┏━━
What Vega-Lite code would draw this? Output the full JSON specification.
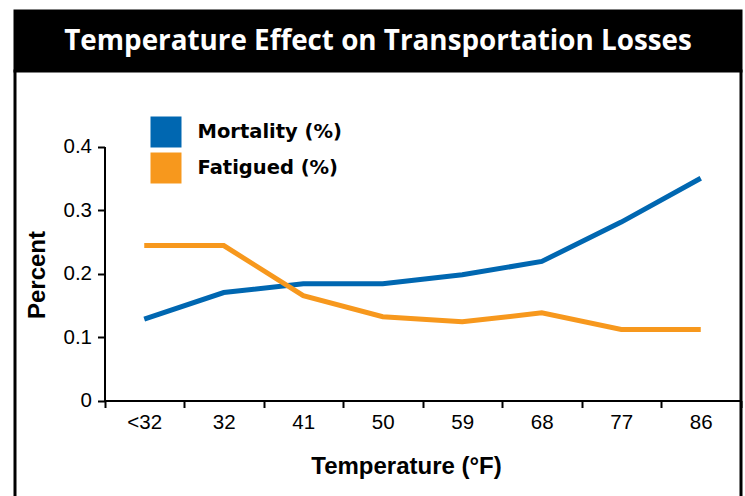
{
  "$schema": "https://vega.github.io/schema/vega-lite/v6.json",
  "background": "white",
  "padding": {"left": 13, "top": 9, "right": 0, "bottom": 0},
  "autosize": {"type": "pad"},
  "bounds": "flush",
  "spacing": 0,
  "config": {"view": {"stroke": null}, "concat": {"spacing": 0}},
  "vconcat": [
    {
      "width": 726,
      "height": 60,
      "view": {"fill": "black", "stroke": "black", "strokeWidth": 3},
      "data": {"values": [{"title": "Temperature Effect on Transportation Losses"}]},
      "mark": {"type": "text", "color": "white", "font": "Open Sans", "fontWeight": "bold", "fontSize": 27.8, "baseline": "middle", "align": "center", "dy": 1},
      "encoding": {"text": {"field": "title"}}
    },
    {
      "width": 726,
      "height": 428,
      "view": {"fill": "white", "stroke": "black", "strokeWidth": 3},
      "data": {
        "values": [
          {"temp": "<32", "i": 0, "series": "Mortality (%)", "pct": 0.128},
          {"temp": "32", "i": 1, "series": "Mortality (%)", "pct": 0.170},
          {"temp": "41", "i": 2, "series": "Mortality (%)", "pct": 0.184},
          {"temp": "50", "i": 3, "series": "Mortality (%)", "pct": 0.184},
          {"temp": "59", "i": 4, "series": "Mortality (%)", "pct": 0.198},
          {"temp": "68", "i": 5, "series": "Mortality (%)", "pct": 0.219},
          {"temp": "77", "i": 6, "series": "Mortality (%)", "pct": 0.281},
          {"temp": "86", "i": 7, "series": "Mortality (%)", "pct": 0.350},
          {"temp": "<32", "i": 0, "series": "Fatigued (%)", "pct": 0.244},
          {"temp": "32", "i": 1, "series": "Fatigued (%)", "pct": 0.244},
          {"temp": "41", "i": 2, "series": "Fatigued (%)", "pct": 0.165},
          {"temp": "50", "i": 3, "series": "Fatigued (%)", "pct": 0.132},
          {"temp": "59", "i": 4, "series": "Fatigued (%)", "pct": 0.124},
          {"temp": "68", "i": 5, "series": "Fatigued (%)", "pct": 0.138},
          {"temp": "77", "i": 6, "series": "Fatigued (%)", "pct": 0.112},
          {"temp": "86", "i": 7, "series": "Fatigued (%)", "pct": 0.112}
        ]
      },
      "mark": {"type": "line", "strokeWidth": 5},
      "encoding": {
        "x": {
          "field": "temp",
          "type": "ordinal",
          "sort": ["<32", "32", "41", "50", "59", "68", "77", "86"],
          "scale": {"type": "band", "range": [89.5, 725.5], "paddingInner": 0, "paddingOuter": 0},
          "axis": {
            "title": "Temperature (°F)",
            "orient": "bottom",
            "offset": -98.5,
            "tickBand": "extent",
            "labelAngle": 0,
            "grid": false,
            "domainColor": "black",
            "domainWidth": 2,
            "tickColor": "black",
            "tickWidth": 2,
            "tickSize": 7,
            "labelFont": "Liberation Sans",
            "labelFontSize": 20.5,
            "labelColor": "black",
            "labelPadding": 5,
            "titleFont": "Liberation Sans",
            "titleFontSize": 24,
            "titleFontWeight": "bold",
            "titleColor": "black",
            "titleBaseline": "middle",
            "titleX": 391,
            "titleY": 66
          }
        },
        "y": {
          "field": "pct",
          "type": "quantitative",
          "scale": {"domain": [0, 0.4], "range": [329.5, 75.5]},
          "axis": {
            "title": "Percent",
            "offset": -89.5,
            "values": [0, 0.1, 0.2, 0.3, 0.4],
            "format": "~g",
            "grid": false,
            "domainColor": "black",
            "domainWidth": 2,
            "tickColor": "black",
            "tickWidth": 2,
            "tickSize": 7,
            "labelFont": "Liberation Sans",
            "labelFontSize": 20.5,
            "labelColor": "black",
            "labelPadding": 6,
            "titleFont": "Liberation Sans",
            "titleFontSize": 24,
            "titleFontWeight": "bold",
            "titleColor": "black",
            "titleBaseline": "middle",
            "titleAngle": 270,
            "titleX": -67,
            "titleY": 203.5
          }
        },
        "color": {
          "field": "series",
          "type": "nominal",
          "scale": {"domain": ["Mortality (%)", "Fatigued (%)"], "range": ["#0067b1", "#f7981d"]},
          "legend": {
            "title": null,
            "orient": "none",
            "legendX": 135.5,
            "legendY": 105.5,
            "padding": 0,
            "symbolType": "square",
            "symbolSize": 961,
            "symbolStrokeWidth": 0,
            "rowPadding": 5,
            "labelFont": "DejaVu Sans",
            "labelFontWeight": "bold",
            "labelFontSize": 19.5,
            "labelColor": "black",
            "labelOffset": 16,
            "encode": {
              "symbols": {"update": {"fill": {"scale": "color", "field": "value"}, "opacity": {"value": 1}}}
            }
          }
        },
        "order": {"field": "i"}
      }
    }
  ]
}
┗━━
• WHAT IS BEING ASKED
Print the complete listing exactly as it stands, without its pictures.

• THE RESULT
What Vega-Lite code would draw this? Output the full JSON specification.
{
  "$schema": "https://vega.github.io/schema/vega-lite/v6.json",
  "background": "white",
  "padding": {"left": 13, "top": 9, "right": 0, "bottom": 0},
  "autosize": {"type": "pad"},
  "bounds": "flush",
  "spacing": 0,
  "config": {"view": {"stroke": null}, "concat": {"spacing": 0}},
  "vconcat": [
    {
      "width": 726,
      "height": 60,
      "view": {"fill": "black", "stroke": "black", "strokeWidth": 3},
      "data": {"values": [{"title": "Temperature Effect on Transportation Losses"}]},
      "mark": {"type": "text", "color": "white", "font": "Open Sans", "fontWeight": "bold", "fontSize": 27.8, "baseline": "middle", "align": "center", "dy": 1},
      "encoding": {"text": {"field": "title"}}
    },
    {
      "width": 726,
      "height": 428,
      "view": {"fill": "white", "stroke": "black", "strokeWidth": 3},
      "data": {
        "values": [
          {"temp": "<32", "i": 0, "series": "Mortality (%)", "pct": 0.128},
          {"temp": "32", "i": 1, "series": "Mortality (%)", "pct": 0.170},
          {"temp": "41", "i": 2, "series": "Mortality (%)", "pct": 0.184},
          {"temp": "50", "i": 3, "series": "Mortality (%)", "pct": 0.184},
          {"temp": "59", "i": 4, "series": "Mortality (%)", "pct": 0.198},
          {"temp": "68", "i": 5, "series": "Mortality (%)", "pct": 0.219},
          {"temp": "77", "i": 6, "series": "Mortality (%)", "pct": 0.281},
          {"temp": "86", "i": 7, "series": "Mortality (%)", "pct": 0.350},
          {"temp": "<32", "i": 0, "series": "Fatigued (%)", "pct": 0.244},
          {"temp": "32", "i": 1, "series": "Fatigued (%)", "pct": 0.244},
          {"temp": "41", "i": 2, "series": "Fatigued (%)", "pct": 0.165},
          {"temp": "50", "i": 3, "series": "Fatigued (%)", "pct": 0.132},
          {"temp": "59", "i": 4, "series": "Fatigued (%)", "pct": 0.124},
          {"temp": "68", "i": 5, "series": "Fatigued (%)", "pct": 0.138},
          {"temp": "77", "i": 6, "series": "Fatigued (%)", "pct": 0.112},
          {"temp": "86", "i": 7, "series": "Fatigued (%)", "pct": 0.112}
        ]
      },
      "mark": {"type": "line", "strokeWidth": 5},
      "encoding": {
        "x": {
          "field": "temp",
          "type": "ordinal",
          "sort": ["<32", "32", "41", "50", "59", "68", "77", "86"],
          "scale": {"type": "band", "range": [89.5, 725.5], "paddingInner": 0, "paddingOuter": 0},
          "axis": {
            "title": "Temperature (°F)",
            "orient": "bottom",
            "offset": -98.5,
            "tickBand": "extent",
            "labelAngle": 0,
            "grid": false,
            "domainColor": "black",
            "domainWidth": 2,
            "tickColor": "black",
            "tickWidth": 2,
            "tickSize": 7,
            "labelFont": "Liberation Sans",
            "labelFontSize": 20.5,
            "labelColor": "black",
            "labelPadding": 5,
            "titleFont": "Liberation Sans",
            "titleFontSize": 24,
            "titleFontWeight": "bold",
            "titleColor": "black",
            "titleBaseline": "middle",
            "titleX": 391,
            "titleY": 66
          }
        },
        "y": {
          "field": "pct",
          "type": "quantitative",
          "scale": {"domain": [0, 0.4], "range": [329.5, 75.5]},
          "axis": {
            "title": "Percent",
            "offset": -89.5,
            "values": [0, 0.1, 0.2, 0.3, 0.4],
            "format": "~g",
            "grid": false,
            "domainColor": "black",
            "domainWidth": 2,
            "tickColor": "black",
            "tickWidth": 2,
            "tickSize": 7,
            "labelFont": "Liberation Sans",
            "labelFontSize": 20.5,
            "labelColor": "black",
            "labelPadding": 6,
            "titleFont": "Liberation Sans",
            "titleFontSize": 24,
            "titleFontWeight": "bold",
            "titleColor": "black",
            "titleBaseline": "middle",
            "titleAngle": 270,
            "titleX": -67,
            "titleY": 203.5
          }
        },
        "color": {
          "field": "series",
          "type": "nominal",
          "scale": {"domain": ["Mortality (%)", "Fatigued (%)"], "range": ["#0067b1", "#f7981d"]},
          "legend": {
            "title": null,
            "orient": "none",
            "legendX": 135.5,
            "legendY": 105.5,
            "padding": 0,
            "symbolType": "square",
            "symbolSize": 961,
            "symbolStrokeWidth": 0,
            "rowPadding": 5,
            "labelFont": "DejaVu Sans",
            "labelFontWeight": "bold",
            "labelFontSize": 19.5,
            "labelColor": "black",
            "labelOffset": 16,
            "encode": {
              "symbols": {"update": {"fill": {"scale": "color", "field": "value"}, "opacity": {"value": 1}}}
            }
          }
        },
        "order": {"field": "i"}
      }
    }
  ]
}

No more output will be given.